40% of Amazon sellers got punished last quarter. They watched organic placement collapse with no listing changes, no policy violations, no warning email. Most blamed the ad auction. They were wrong.
The metric is NetPPM. Net Pure Product Margin. If you are not tracking it at the ASIN level, Amazon's algorithm is grading your catalog against a number you cannot see.
What NetPPM Actually Is
NetPPM is what Amazon clears on your product after referral fees, FBA fulfillment, returns, allowances, and promotional funding. Strip it down. It is how much money Amazon makes when Amazon sells your SKU.
Amazon is a marketplace. It is also a retailer with margin targets. Retailers reward products that pay rent. Better placement. Lower CPC on sponsored. More organic real estate. The mechanism is not subtle.
The brands winning the last two algorithm cycles do not have the best products. They have the cleanest NetPPM profiles. Different problem.
The Bifurcation Event
Q1 2025 SP-API data split the field. Brands above category NetPPM average pulled ahead on three vectors.
Organic placement up 15 to 25% on top-10 ASINs. Sponsored CPC down 8 to 12% for equivalent slots. Buy Box win rate climbing on contested ASINs.
Below the line, the inverse. Most of those sellers blamed competitors, ads, or "the algorithm." None of them looked at their own margin profile.
What the 60% Did Differently
Discipline. They manage margin at the ASIN level. Not the account level. Not the brand level. The SKU.
That means knowing the Amazon-realized NetPPM on every active ASIN in the catalog. Internal COGS margin does not count. The number that matters is what Amazon books after platform costs, and most sellers cannot produce it on demand.
With that number in hand, the decisions get easier. Retire low-NetPPM ASINs. Reprice the salvageable ones. Push ad spend disproportionately into high-NetPPM SKUs. The compounding kicks in fast. More ad dollars on high-margin units. More profitable revenue. Better account-level NetPPM. Better organic placement. Repeat.
It is not a secret. It is a habit most brands do not run.
The Benchmark: Where Does Your Catalog Stand?
Category averages move in wide bands. Home goods sit between 18 and 24%. Apparel runs 12 to 18% because returns eat the spread. Electronics in contested subcategories can drop to 8%.
You cannot grade your catalog without the category line. Below it, the algorithm is already working against you. Quietly. No notification. No appeal.
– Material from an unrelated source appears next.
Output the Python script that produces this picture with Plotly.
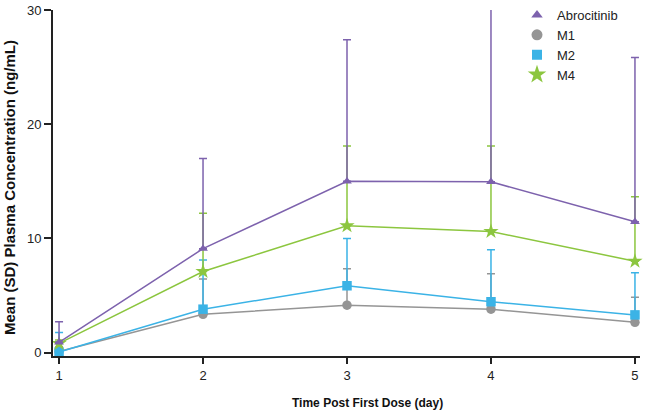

Three Questions to Pressure-Test
What is your Amazon-realized NetPPM on your top 10 ASINs by revenue right now, this week, without asking finance?
Which of your bottom-quartile NetPPM SKUs is still receiving sponsored spend, and what is the rationale beyond habit?
If category NetPPM benchmarks shifted 200 basis points tomorrow, would your team know within 30 days or 90?